Banking group Close Brothers has increased its total provision for the motor finance mis-selling scandal to £320 million, after setting aside a further £30 million in its latest quarterly update. The figure reflects the growing certainty that a significant compensation bill is coming, even as the precise mechanism for paying it remains the subject of a legal battle.

How the scandal unfolded

The saga has its roots in the widespread use of discretionary commission arrangements, under which car dealers were permitted to set the interest rate on a customer’s finance agreement, with higher rates generating larger commissions for the dealer.

Consumers were not told about this arrangement. A Court of Appeal ruling in late 2024 found the practice unlawful, opening the door to compensation claims on a scale that some analysts have compared to the PPI scandal.

Close Brothers was among the lenders with the heaviest exposure, given the size of its motor finance book. The group has been absorbing the consequences ever since, with provisions steadily climbing as the regulatory framework for compensation takes shape.

A business under pressure

Those provisions have done serious damage to the group’s finances. Pre-tax operating losses reached £65. million for the six months to 31 March, though that represented a meaningful improvement on the £102.2 million recorded in the same period a year earlier.

Against that backdrop, Close Brothers has moved aggressively to cut costs. In March, the group announced plans to cut around 600 jobs, nearly a quarter of its 2,600-strong workforce across the UK and Ireland, over an 18-month period, through a combination of outsourcing, offshoring, office reductions, and the accelerated use of artificial intelligence.

Last week’s update confirmed the group is on track to exceed its £25 million annualised savings target for the year, keeping its expected operating loss for central functions at the lower end of its £45 million to £50 million guidance range.

Chief executive Mike Morgan described the capital position as strong and pointed to a 1% increase in the loan book to £9.3 billion in the third quarter as evidence of continued commercial momentum. Investors were less convinced, sending shares down 3% in early trading.

The FCA scheme faces a legal challenge

The wider context for consumers seeking compensation shifted significantly this month. The FCA finalised its industry-wide redress programme in late March, setting a target of returning £7.5 billion to consumers, with claims expected to be paid in 2026 and the vast majority settled by the end of 2027. The scheme covers motor finance agreements entered into between 2007 and 2024 and is free for consumers to use.

That timetable has since been thrown into doubt.
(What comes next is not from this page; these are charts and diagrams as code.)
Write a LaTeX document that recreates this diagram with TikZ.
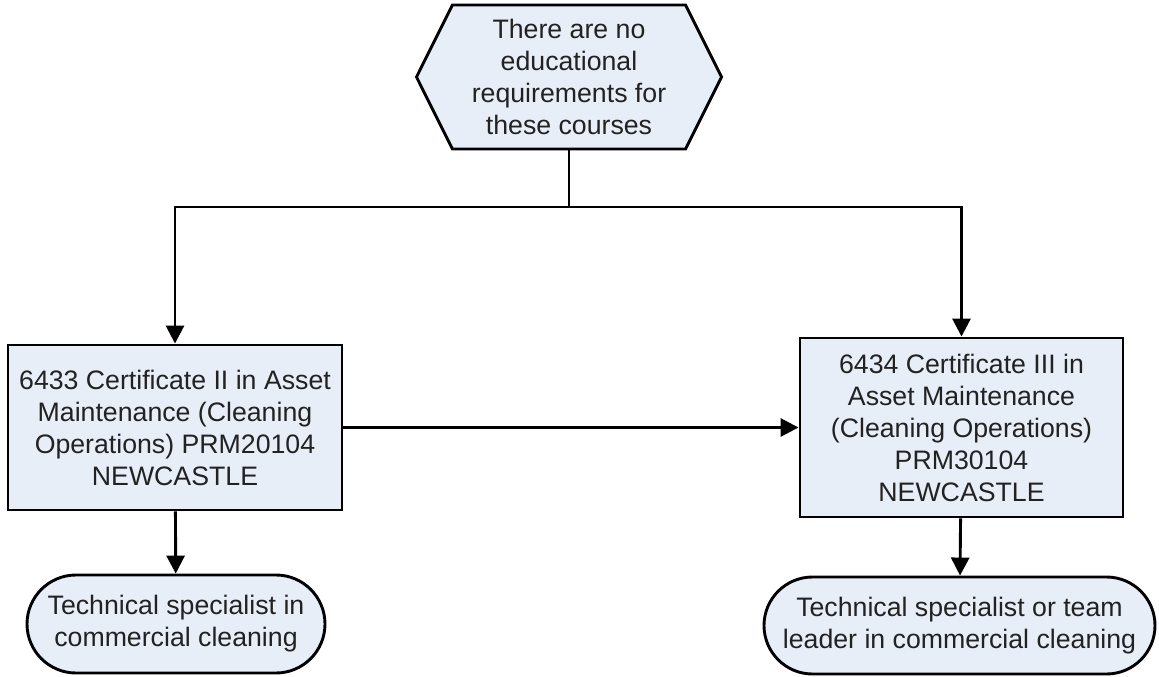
\documentclass[tikz,border=0pt]{standalone}
\usepackage{fontspec}
\setmainfont{Liberation Sans}
\usetikzlibrary{arrows.meta,shapes.symbols,shapes.misc}
\definecolor{boxfill}{HTML}{E8EEF8}
\definecolor{inkgray}{HTML}{222222}

\begin{document}
\begin{tikzpicture}[x=1pt,y=-1pt,>={Triangle[length=18pt,width=18pt]},
  line width=2.9pt,font=\fontsize{26.7}{32}\selectfont,
  hexbox/.style={draw,fill=boxfill,text=inkgray,align=center,inner sep=0pt,
    shape=signal,signal to=east and west,signal pointer angle=127,
    minimum width=305,minimum height=144},
  coursebox/.style={draw,fill=boxfill,text=inkgray,align=center,inner sep=0pt},
  jobbox/.style={draw,fill=boxfill,text=inkgray,align=center,inner sep=0pt,
    rounded rectangle}]
  \useasboundingbox (0,0) rectangle (1159,677);
  % entry requirement
  \node[hexbox] (entry) at (569,77) {There are no\\educational\\requirements for\\these courses};
  \coordinate (split) at (569,207);
  % the two certificates
  \node[coursebox,minimum width=334,minimum height=165] (certtwo) at (175,427.5)
    {6433 Certificate II in Asset\\Maintenance (Cleaning\\Operations) PRM20104\\NEWCASTLE};
  \node[coursebox,minimum width=323,minimum height=179] (certthree) at (961.5,427.5)
    {6434 Certificate III in\\Asset Maintenance\\(Cleaning Operations)\\PRM30104\\NEWCASTLE};
  % outcomes
  \node[jobbox,minimum width=298,minimum height=98] (jobtwo) at (176,624)
    {Technical specialist in\\commercial cleaning};
  \node[jobbox,minimum width=391,minimum height=97] (jobthree) at (959.5,625.5)
    {Technical specialist or team\\leader in commercial cleaning};
  % connectors
  \draw (entry.south) -- (split);
  \draw[->] (split) -| (certtwo.north);
  \draw[->] (split) -| (certthree.north);
  \draw[->] (certtwo) -- (certthree);
  \draw[->] (certtwo) -- (jobtwo);
  \draw[->] (certthree) -- (jobthree);
\end{tikzpicture}
\end{document}
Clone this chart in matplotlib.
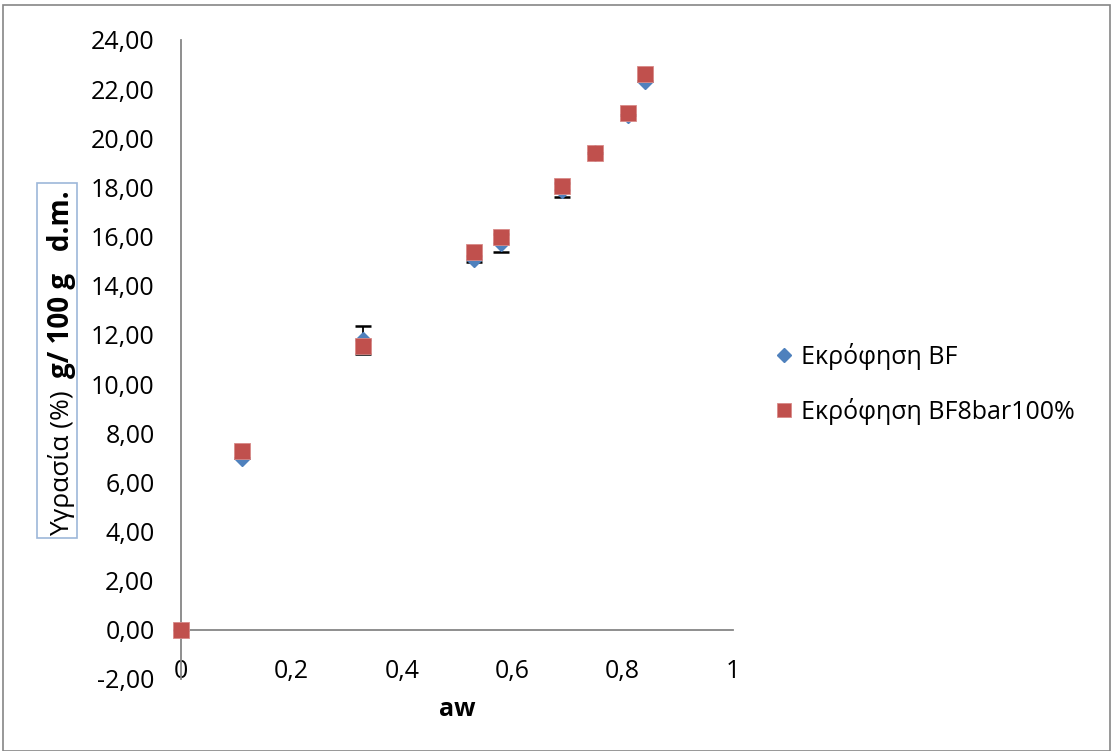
import numpy as np
import matplotlib
matplotlib.use('Agg')
import matplotlib.pyplot as plt
from matplotlib.patches import Rectangle
from matplotlib.ticker import FuncFormatter, MultipleLocator

plt.rcParams['font.family'] = ['Open Sans', 'DejaVu Sans']

# data
aw = [0.0, 0.11, 0.33, 0.53, 0.58, 0.69, 0.75, 0.81, 0.84]
bf = [0.0, 7.00, 11.80, 15.07, 15.75, 17.90, 19.40, 20.93, 22.32]
bf_err = [0.0, 0.0, 0.57, 0.12, 0.37, 0.30, 0.0, 0.0, 0.0]
bf8 = [0.0, 7.26, 11.53, 15.38, 16.00, 18.07, 19.42, 21.03, 22.60]

blue = '#4F81BD'
red = '#C0504D'
grey = '#868686'
FS = 18

fig = plt.figure(figsize=(11.13, 7.51), dpi=100)
ax = fig.add_axes([0.1626, 0.0959, 0.496, 0.8509])

ax.errorbar(aw, bf, yerr=bf_err, fmt='none', ecolor='black', elinewidth=1.3,
            capsize=6, capthick=1.8, zorder=2)
ax.plot(aw, bf, linestyle='none', marker='D', markersize=8, color=blue,
        markeredgecolor=blue, label='Εκρόφηση BF', zorder=3, clip_on=False)
ax.plot(aw, bf8, linestyle='none', marker='s', markersize=11, color=red,
        markeredgecolor='#D88A88', markeredgewidth=0.6,
        label='Εκρόφηση BF8bar100%', zorder=4, clip_on=False)

ax.set_xlim(0, 1)
ax.set_ylim(-2, 24)
ax.yaxis.set_major_locator(MultipleLocator(2))
ax.xaxis.set_major_locator(MultipleLocator(0.2))
ax.yaxis.set_major_formatter(FuncFormatter(lambda v, p: f'{v:.2f}'.replace('.', ',')))
ax.xaxis.set_major_formatter(
    FuncFormatter(lambda v, p: '0' if abs(v) < 1e-9 else ('1' if abs(v - 1) < 1e-9 else f'{v:.1f}'.replace('.', ','))))

for s in ['top', 'right']:
    ax.spines[s].set_visible(False)
ax.spines['left'].set_color(grey)
ax.spines['left'].set_linewidth(1.3)
ax.spines['bottom'].set_color(grey)
ax.spines['bottom'].set_linewidth(1.3)
ax.spines['bottom'].set_position(('data', 0))
ax.tick_params(length=0, labelsize=FS, colors='black')
ax.tick_params(axis='y', pad=19)
ax.tick_params(axis='x', pad=21)
ax.patch.set_alpha(0)

fig.text(457 / 1113, 1 - 710 / 751, 'aw', fontsize=FS, fontweight='bold',
         ha='center', va='center')

# y label in a box, normal + bold parts
fig.patches.append(Rectangle((37 / 1113, 1 - 538 / 751), 40 / 1113, 355 / 751,
                             transform=fig.transFigure, fill=False,
                             edgecolor='#9DB7D9', linewidth=1.2))
t1 = fig.text(62 / 1113, 1 - 536 / 751, 'Υγρασία (%)', fontsize=19, rotation=90,
              ha='center', va='bottom')
fig.canvas.draw()
bb = t1.get_window_extent()
top = bb.y1 / fig.bbox.height
fig.text(62 / 1113, top + 12 / 751, 'g/ 100 g   d.m.', fontsize=20, rotation=90,
         fontweight='bold', ha='center', va='bottom')

leg = fig.legend(loc='center left', bbox_to_anchor=(0.671, 0.489), frameon=False,
                 fontsize=FS, handletextpad=0.05, labelspacing=1.1,
                 handlelength=1.2, markerscale=0.9)

fig.patches.append(Rectangle((0.003, 0.0), 0.994, 0.993, transform=fig.transFigure,
                             fill=False, edgecolor=grey, linewidth=1.2))

fig.savefig('out.png', dpi=100)
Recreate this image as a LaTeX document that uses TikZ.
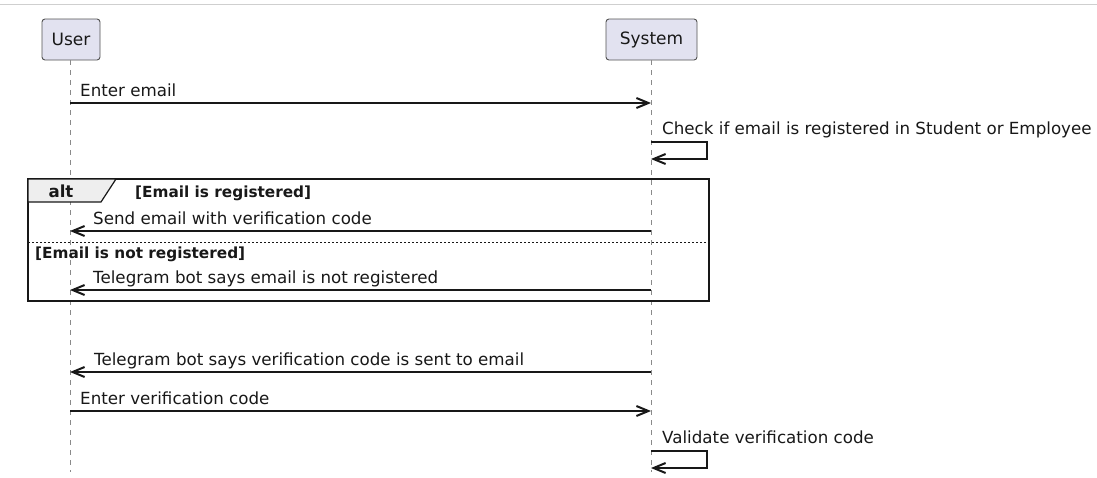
\documentclass[tikz,border=0pt]{standalone}
\usepackage{fontspec}
\setmainfont{DejaVu Sans}
\usetikzlibrary{arrows.meta}
\definecolor{partfill}{HTML}{E2E2F0}
\definecolor{ink}{HTML}{181818}
\definecolor{lifegray}{HTML}{8A8A8A}
\definecolor{tabfill}{HTML}{EEEEEE}
\definecolor{rulegray}{HTML}{CFCFCF}
\tikzset{
  participant/.style={draw=ink!75, line width=0.9pt, fill=partfill, rounded corners=3pt,
    minimum height=41pt, inner xsep=6pt, font=\fontsize{17}{20}\selectfont, text=ink},
  lifeline/.style={draw=lifegray, line width=0.9pt, dash pattern=on 5pt off 5pt},
  seqtip/.tip={Straight Barb[length=12pt,width=10pt,line width=2pt]},
  msg/.style={draw=ink, line width=1.3pt, -seqtip},
  msgtext/.style={anchor=base west, inner sep=0pt, font=\fontsize{16.7}{20}\selectfont, text=ink},
  condtext/.style={anchor=base west, inner sep=0pt, font=\bfseries\fontsize{15.3}{18}\selectfont, text=ink},
  fragment/.style={draw=ink, line width=2pt},
  separator/.style={draw=ink, line width=1pt, dash pattern=on 2pt off 2pt},
}
\begin{document}
\begin{tikzpicture}[x=1pt,y=-1pt]
\useasboundingbox (0,0) rectangle (1097,477);

% top rule
\coordinate (ruleL) at (0,4.5);
\coordinate (ruleR) at (1097,4.5);
\draw[rulegray, line width=1.5pt] (ruleL) -- (ruleR);

% participants
\node[participant, minimum width=58pt] (user) at (71,39.5) {User};
\node[participant, minimum width=91pt] (system) at (651.5,39.5) {System};

% lifelines
\coordinate (userEnd) at (70,472);
\coordinate (sysEnd) at (651,472);
\draw[lifeline] (user.south -| userEnd) -- (userEnd);
\draw[lifeline] (system.south -| sysEnd) -- (sysEnd);

% alt fragment
\coordinate (altNW) at (28,179);
\coordinate (altSE) at (709,301);
\draw[fragment] (altNW) rectangle (altSE);
\coordinate (tabA) at (116,179);
\coordinate (tabB) at (101,202);
\coordinate (tabC) at (28,202);
\draw[fill=tabfill, draw=ink, line width=1.2pt] (altNW) -- (tabA) -- (tabB) -- (tabC) -- cycle;
\node[anchor=base, inner sep=0pt, font=\bfseries\fontsize{16.6}{20}\selectfont, text=ink] (altlabel) at (61,197.5) {alt};
\node[condtext] (cond1) at (135,197) {[Email is registered]};
\coordinate (sepL) at (28,242);
\coordinate (sepR) at (709,242);
\draw[separator] (sepL) -- (sepR);
\node[condtext] (cond2) at (35,258) {[Email is not registered]};

% message endpoints on the lifelines
\coordinate (u1) at (70,103);   \coordinate (s1) at (651,103);
\coordinate (s2a) at (651,142); \coordinate (s2b) at (707,142);
\coordinate (s2c) at (707,159); \coordinate (s2d) at (651,159);
\coordinate (u3) at (70,231);   \coordinate (s3) at (651,231);
\coordinate (u4) at (70,290);   \coordinate (s4) at (651,290);
\coordinate (u5) at (70,372);   \coordinate (s5) at (651,372);
\coordinate (u6) at (70,411);   \coordinate (s6) at (651,411);
\coordinate (s7a) at (651,451); \coordinate (s7b) at (707,451);
\coordinate (s7c) at (707,468); \coordinate (s7d) at (651,468);

% messages
\draw[msg] (u1) -- (s1);
\node[msgtext] (m1) at (80,96) {Enter email};

\draw[msg] (s2a) -- (s2b) -- (s2c) -- (s2d);
\node[msgtext] (m2) at (662,134) {Check if email is registered in Student or Employee};

\draw[msg] (s3) -- (u3);
\node[msgtext] (m3) at (93,224) {Send email with verification code};

\draw[msg] (s4) -- (u4);
\node[msgtext] (m4) at (93,283) {Telegram bot says email is not registered};

\draw[msg] (s5) -- (u5);
\node[msgtext] (m5) at (94,365) {Telegram bot says verification code is sent to email};

\draw[msg] (u6) -- (s6);
\node[msgtext] (m6) at (80,404) {Enter verification code};

\draw[msg] (s7a) -- (s7b) -- (s7c) -- (s7d);
\node[msgtext] (m7) at (662,443) {Validate verification code};
\end{tikzpicture}
\end{document}
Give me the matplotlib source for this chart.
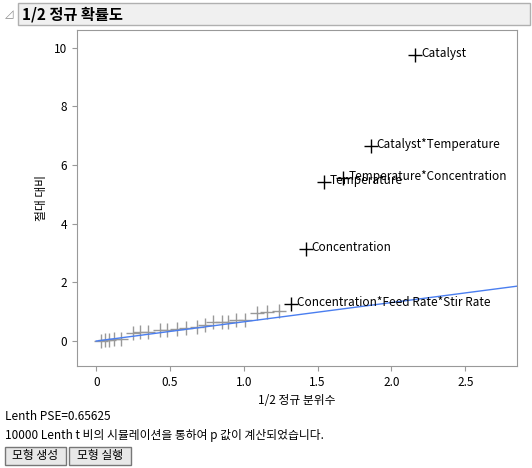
import matplotlib.pyplot as plt
from matplotlib.patches import Rectangle

plt.rcParams['font.family'] = ['Noto Sans CJK KR', 'DejaVu Sans']

# grey (unlabelled) effects
grey_x = [0.03, 0.06, 0.09, 0.12, 0.17, 0.25, 0.30, 0.35, 0.43, 0.48, 0.55, 0.61,
          0.68, 0.74, 0.79, 0.85, 0.89, 0.95, 1.01, 1.09, 1.16, 1.24]
grey_y = [0.0, 0.02, 0.03, 0.06, 0.08, 0.26, 0.32, 0.32, 0.38, 0.38, 0.40, 0.43,
          0.49, 0.55, 0.66, 0.66, 0.66, 0.72, 0.72, 0.94, 1.0, 1.03]
# labelled effects
lab_names = ["Concentration*Feed Rate*Stir Rate", "Concentration", "Temperature",
             "Temperature*Concentration", "Catalyst*Temperature", "Catalyst"]
lab_x = [1.32, 1.42, 1.54, 1.67, 1.86, 2.16]
lab_y = [1.26, 3.14, 5.43, 5.56, 6.65, 9.76]
pse = 0.65625

W, H = 532, 468
fig = plt.figure(figsize=(W / 100, H / 100), dpi=100)

def box(x0, y0, x1, y1):
    return [x0 / W, 1 - y1 / H, (x1 - x0) / W, (y1 - y0) / H]

# title bar
fig.patches.append(Rectangle((18 / W, 1 - 25 / H), (530 - 18) / W, 22 / H,
                             transform=fig.transFigure, facecolor='#f0f0f0',
                             edgecolor='#b0b0b0', lw=1))
fig.text(5 / W, 1 - 14 / H, '◿', fontsize=8, color='#888888', va='center')
fig.text(22 / W, 1 - 14 / H, '1/2 정규 확률도', fontsize=11, fontweight='bold', va='center')

ax = fig.add_axes(box(77, 30, 517, 366))
ax.plot([0, 2.85], [0, 2.85 * pse], color='#4a7ef0', lw=1)
ax.scatter(grey_x, grey_y, marker='+', s=100, color='#999999', linewidths=1)
ax.scatter(lab_x, lab_y, marker='+', s=100, color='black', linewidths=1)
for n, x, y in zip(lab_names, lab_x, lab_y):
    ax.text(x + 0.04, y + 0.05, n, fontsize=8.5, va='center')
ax.set_xlim(-0.13, 2.85)
ax.set_ylim(-0.85, 10.6)
ax.set_xticks([0, 0.5, 1, 1.5, 2, 2.5])
ax.set_xticklabels(['0', '0.5', '1.0', '1.5', '2.0', '2.5'])
ax.set_yticks([0, 2, 4, 6, 8, 10])
ax.tick_params(labelsize=8.5, color='#999999')
for s in ax.spines.values():
    s.set_color('#999999')
ax.set_xlabel('1/2 정규 분위수', fontsize=8.5)
ax.set_ylabel('절대 대비', fontsize=8.5)

fig.text(5 / W, 1 - 416 / H, 'Lenth PSE=0.65625', fontsize=8.5, va='center')
fig.text(5 / W, 1 - 436 / H, '10000 Lenth t 비의 시뮬레이션을 통하여 p 값이 계산되었습니다.',
         fontsize=8.5, va='center')
for x0, x1, t in [(5, 66, '모형 생성'), (69, 131, '모형 실행')]:
    fig.patches.append(Rectangle((x0 / W, 1 - 465 / H), (x1 - x0) / W, 18 / H,
                                 transform=fig.transFigure, facecolor='#e8e8e8',
                                 edgecolor='#777777', lw=1))
    fig.text((x0 + x1) / 2 / W, 1 - 456 / H, t, fontsize=8.5, ha='center', va='center')

fig.savefig('out.png', dpi=100)
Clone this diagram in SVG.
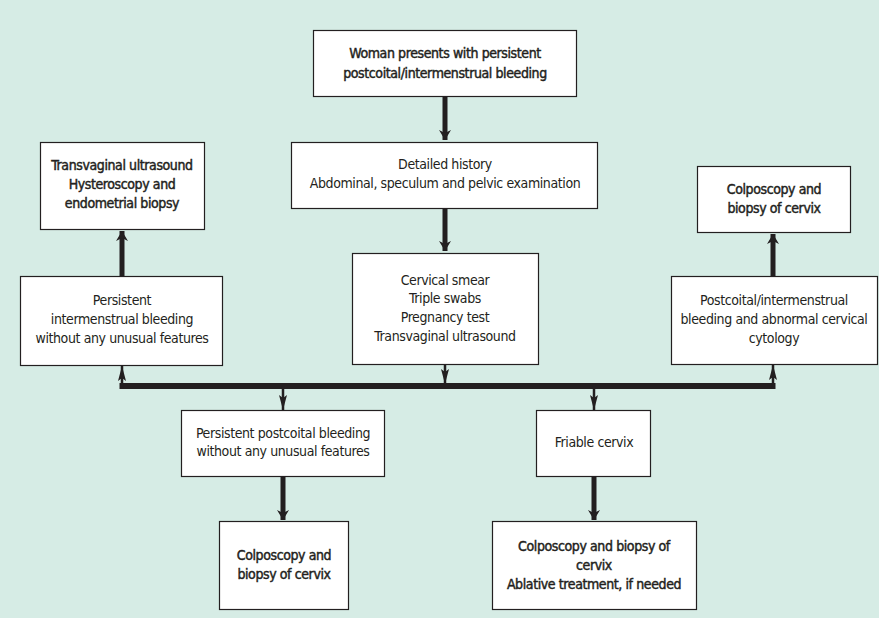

On 1 May, the FCA confirmed the scheme had been legally challenged, and vowed to defend it robustly.

Four separate parties launched legal actions: two vehicle manufacturers’ finance arms, Mercedes-Benz Financial Services and Volkswagen Financial Services, the French banking subsidiary Crédit Agricole Auto Finance, and a consumer advocacy group called Consumer Voice.

Two are lenders with direct financial exposure to the programme; a third is a consumer group that considers the proposals insufficient.

The FCA has since told lenders to prepare for a potential court decision in mid-November 2026, making it unlikely the mass redress scheme will begin before then.

The question is no longer whether, but when

For affected consumers, the legal challenge delays the process but does not fundamentally alter its destination. Here is why:

  1. Lenders contesting the FCA’s framework are not arguing that no wrongdoing occurred.
  2. The Supreme Court has already upheld the principle that undisclosed commission arrangements created unfair relationships between lenders and borrowers.
  3. The dispute centres on the mechanism and scope of the remedy, not on whether one is owed.

Close Brothers’ decision to raise its provision to £320 million, alongside the scale of its restructuring, is itself a statement of intent. A group that did not expect to pay would not be cutting hundreds of jobs and absorbing operating losses to build a reserve of that size.

For the millions of motorists who took out car finance between 2007 and 2024, the practical message is straightforward: the compensation is coming, but the wait has grown longer.